He folks, I think I found the problem.
TRIM
This is how I figured this out:
Back in the summer, I dropped my MBP and I put up with a cracked screen until early February. I used my wife's 2012 MBA 13" until my MBP came back from the repair guy I used on Staten Island, NY. Btw, it was fantastic service and took a week and a half to turn it around.
During that time, I became incredibly used to a lightening fast computer with an i7 processor.

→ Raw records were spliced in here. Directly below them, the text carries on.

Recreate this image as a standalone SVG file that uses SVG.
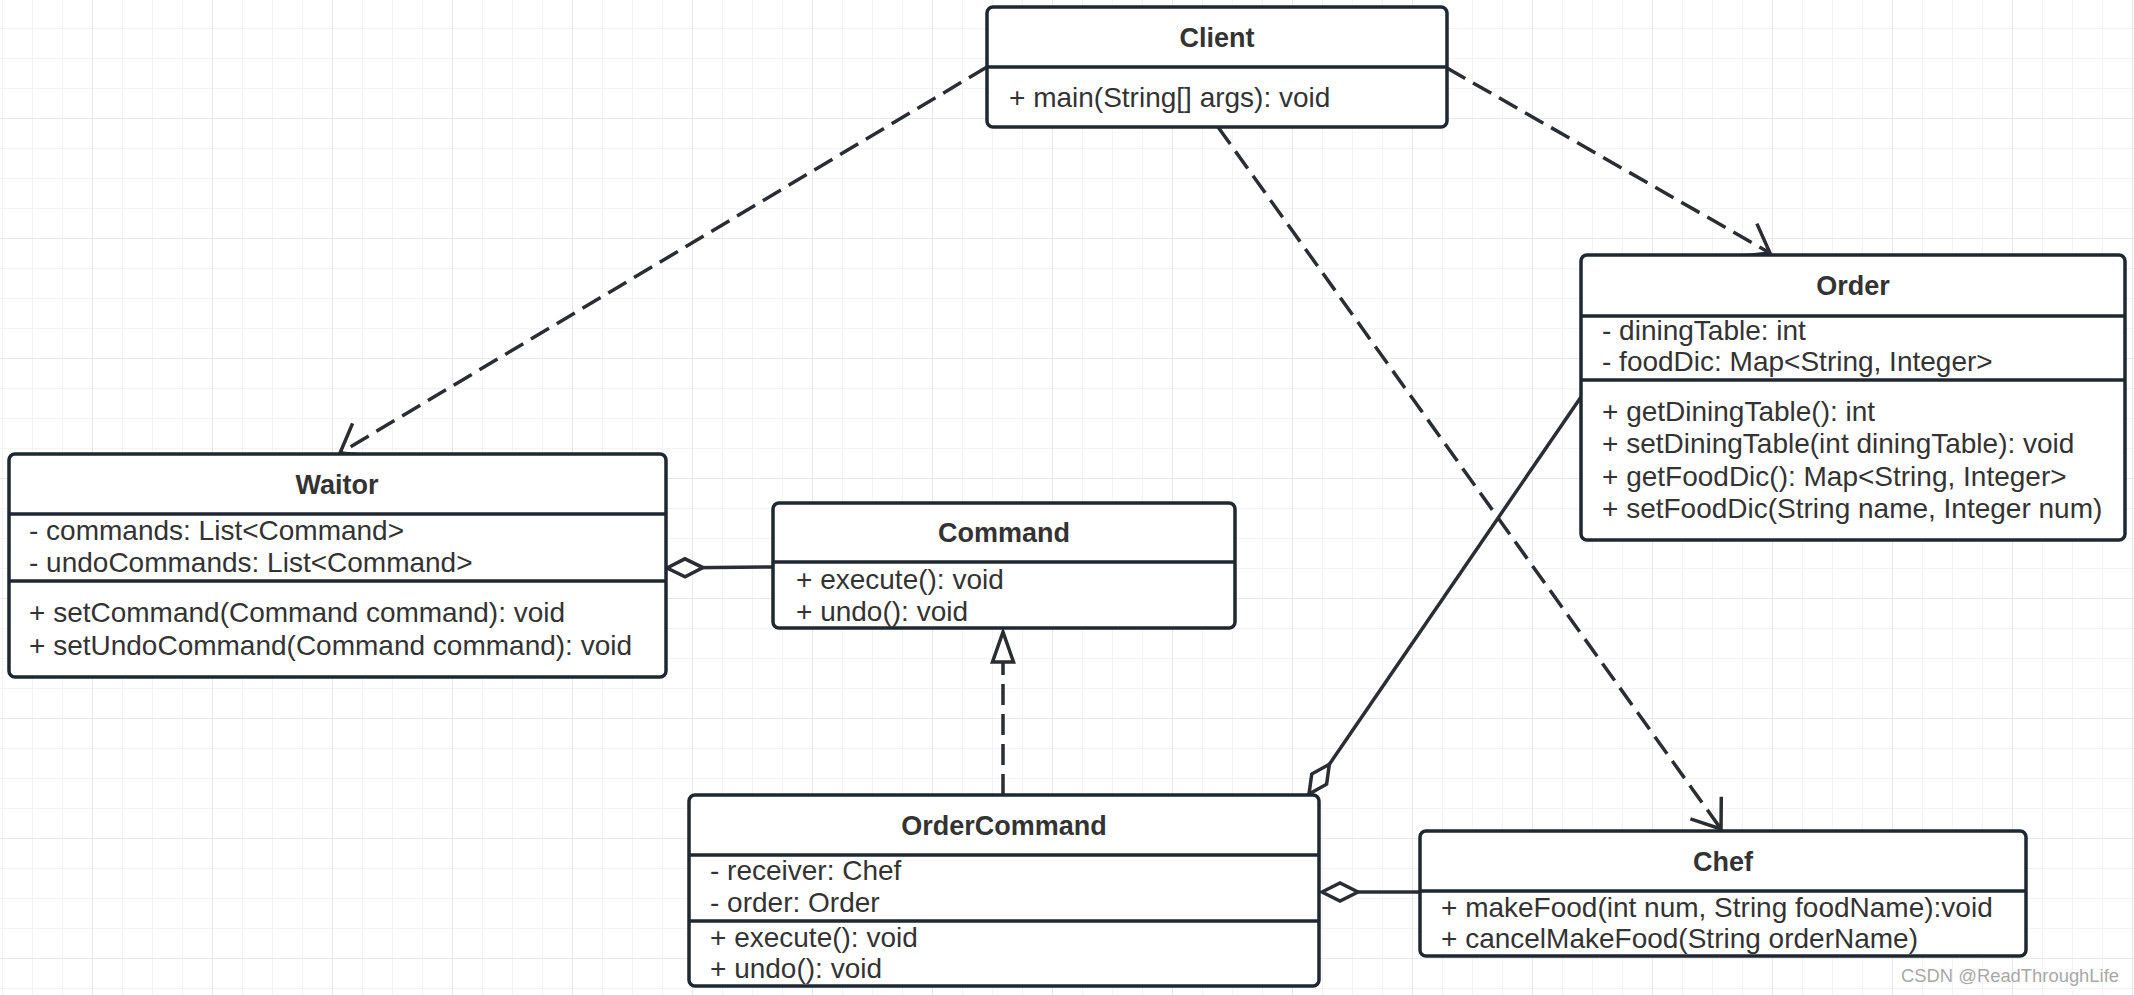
<svg xmlns="http://www.w3.org/2000/svg" width="2134" height="995" viewBox="0 0 2134 995">
<style>
.box{fill:#ffffff;stroke:#1f2730;stroke-width:3.5}
.div{stroke:#1f2730;stroke-width:3.5}
.title{font-family:"Liberation Sans",Arial,sans-serif;font-size:27px;font-weight:bold;fill:#333333;text-anchor:middle}
.mem{font-family:"Liberation Sans",Arial,sans-serif;font-size:28px;fill:#333333}
.dep{fill:none;stroke:#2a2d31;stroke-width:3.5;stroke-dasharray:21 9}
.sol{fill:none;stroke:#2a2d31;stroke-width:3.5}
</style>
<defs>
<pattern id="gMinor" width="30" height="30" x="2" y="28" patternUnits="userSpaceOnUse">
<path d="M0,0 V30 M0,0 H30" stroke="#f3f3f3" stroke-width="2" fill="none"/>
</pattern>
<pattern id="gMajor" width="120" height="120" x="92" y="118" patternUnits="userSpaceOnUse">
<path d="M0,0 V120 M0,0 H120" stroke="#e8e8e8" stroke-width="2" fill="none"/>
</pattern>
<marker id="openArrow" markerUnits="userSpaceOnUse" markerWidth="40" markerHeight="40" refX="0" refY="0" orient="auto" overflow="visible">
<path d="M-26,-19 L0,0 L-26,19" fill="none" stroke="#2a2d31" stroke-width="3.5"/>
</marker>
<marker id="hollowTri" markerUnits="userSpaceOnUse" markerWidth="40" markerHeight="40" refX="0" refY="0" orient="auto" overflow="visible">
<path d="M0,0 L-30,-10.5 L-30,10.5 Z" fill="#ffffff" stroke="#2a2d31" stroke-width="3.5"/>
</marker>
<marker id="diamond" markerUnits="userSpaceOnUse" markerWidth="40" markerHeight="40" refX="0" refY="0" orient="auto" overflow="visible">
<path d="M0,0 L18,-9 L36,0 L18,9 Z" fill="#ffffff" stroke="#2a2d31" stroke-width="3.5"/>
</marker>
</defs>
<rect width="2134" height="995" fill="#ffffff"/>
<rect width="2134" height="995" fill="url(#gMinor)"/>
<rect width="2134" height="995" fill="url(#gMajor)"/>

<g id="connectors">
<path class="dep" d="M987,67 L340,453" marker-end="url(#openArrow)"/>
<path class="dep" d="M1447,68 L1770,253" marker-end="url(#openArrow)"/>
<path class="dep" d="M1218,127 L1721,829" marker-end="url(#openArrow)"/>
<path class="dep" d="M1003,795 L1003,632" marker-end="url(#hollowTri)"/>
<path class="sol" d="M667,568 L773,567" marker-start="url(#diamond)"/>
<path class="sol" d="M1309,794 L1581,397" marker-start="url(#diamond)"/>
<path class="sol" d="M1322,892 L1420,892" marker-start="url(#diamond)"/>
</g>

<g id="Client">
<rect class="box" x="987" y="7" width="460" height="120" rx="6"/>
<line class="div" x1="987" y1="67" x2="1447" y2="67"/>
<text class="title" x="1217" y="47">Client</text>
<text class="mem" x="1009" y="107">+ main(String[] args): void</text>
</g>

<g id="Order">
<rect class="box" x="1581" y="255" width="544" height="285" rx="6"/>
<line class="div" x1="1581" y1="316" x2="2125" y2="316"/>
<line class="div" x1="1581" y1="380" x2="2125" y2="380"/>
<text class="title" x="1853" y="295">Order</text>
<text class="mem" x="1602" y="340">- diningTable: int</text>
<text class="mem" x="1602" y="371">- foodDic: Map&lt;String, Integer&gt;</text>
<text class="mem" x="1602" y="421">+ getDiningTable(): int</text>
<text class="mem" x="1602" y="453">+ setDiningTable(int diningTable): void</text>
<text class="mem" x="1602" y="486">+ getFoodDic(): Map&lt;String, Integer&gt;</text>
<text class="mem" x="1602" y="518">+ setFoodDic(String name, Integer num)</text>
</g>

<g id="Waitor">
<rect class="box" x="9" y="454" width="657" height="223" rx="6"/>
<line class="div" x1="9" y1="514" x2="666" y2="514"/>
<line class="div" x1="9" y1="581" x2="666" y2="581"/>
<text class="title" x="337" y="494">Waitor</text>
<text class="mem" x="29" y="540">- commands: List&lt;Command&gt;</text>
<text class="mem" x="29" y="572">- undoCommands: List&lt;Command&gt;</text>
<text class="mem" x="29" y="622">+ setCommand(Command command): void</text>
<text class="mem" x="29" y="655">+ setUndoCommand(Command command): void</text>
</g>

<g id="Command">
<rect class="box" x="773" y="503" width="462" height="125" rx="6"/>
<line class="div" x1="773" y1="562" x2="1235" y2="562"/>
<text class="title" x="1004" y="542">Command</text>
<text class="mem" x="796" y="589">+ execute(): void</text>
<text class="mem" x="796" y="621">+ undo(): void</text>
</g>

<g id="OrderCommand">
<rect class="box" x="689" y="795" width="630" height="191" rx="6"/>
<line class="div" x1="689" y1="855" x2="1319" y2="855"/>
<line class="div" x1="689" y1="921" x2="1319" y2="921"/>
<text class="title" x="1004" y="835">OrderCommand</text>
<text class="mem" x="710" y="880">- receiver: Chef</text>
<text class="mem" x="710" y="912">- order: Order</text>
<text class="mem" x="710" y="947">+ execute(): void</text>
<text class="mem" x="710" y="978">+ undo(): void</text>
</g>

<g id="Chef">
<rect class="box" x="1420" y="831" width="606" height="125" rx="6"/>
<line class="div" x1="1420" y1="891" x2="2026" y2="891"/>
<text class="title" x="1723" y="871">Chef</text>
<text class="mem" x="1441" y="917">+ makeFood(int num, String foodName):void</text>
<text class="mem" x="1441" y="948">+ cancelMakeFood(String orderName)</text>
</g>

<text x="1901" y="982" font-family="'Liberation Sans Narrow','Liberation Sans',Arial,sans-serif" font-size="18" fill="#a8a8a8" textLength="218" lengthAdjust="spacingAndGlyphs">CSDN @ReadThroughLife</text>
</svg>
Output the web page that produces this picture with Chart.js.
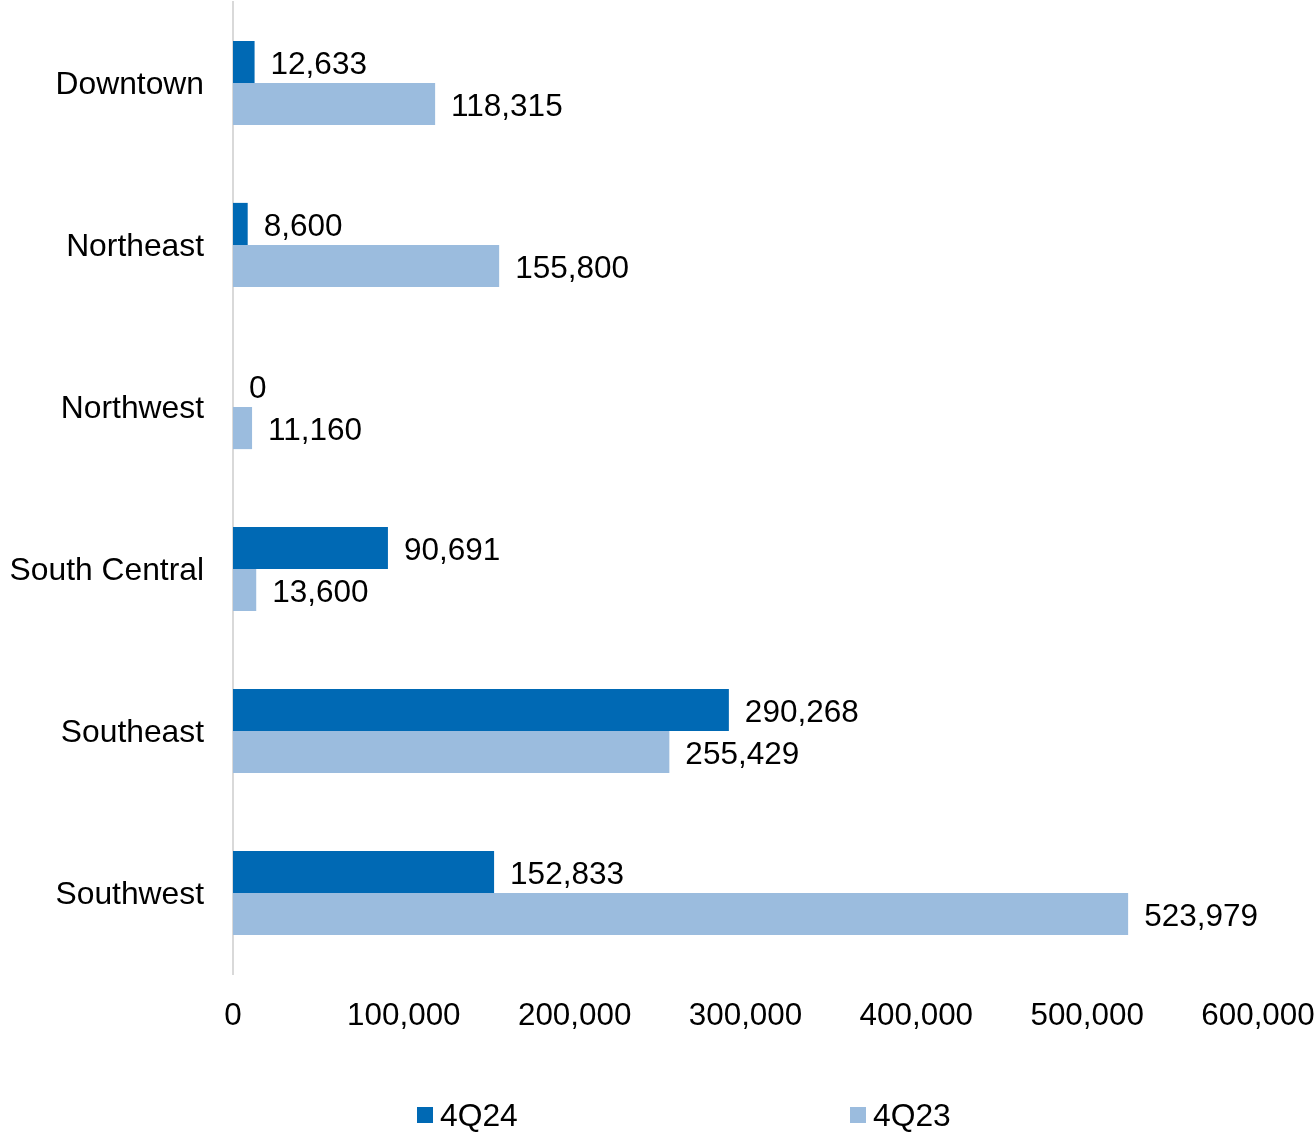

When my computer came back, it was so slow, I couldn't bear it anymore. Remember, at this point, Mavericks is off of the computer and I'm back on 10.8.
It was like sludge.
I called support at Crucial where I got my SSD. I asked, "This has to be a RAM or SSD problem, how can I diagnose it." The guy essentially proceeded to blow me away. I've been around computers for 25 years and I've never heard of TRIM, evidently it's a feature for SSD drives.
As prescribed, I rebooted into my drive selection screen (holding OPTION) at reboot. If you leave the MBP at that screen, there can be no reading or writing to and from the drive(s), therefore the drive will internally activate TRIM and it will start "garbage collection." Garbage collection is simply getting rid of deleted files.
You have to leave this on the boot screen for 24 hours. It can be six hours at a time, but 24 or so hours (depending on how bad it is) will do the trick. I left mine on for an afternoon, played with it for an hour and was unsatisfied. Then I left it on over night, about 12 hours, and it was incredibly better. The next night, I left it on overnight again, and it runs like a beast.
I have successfully reinstalled Mavericks and have little to no issues with speed.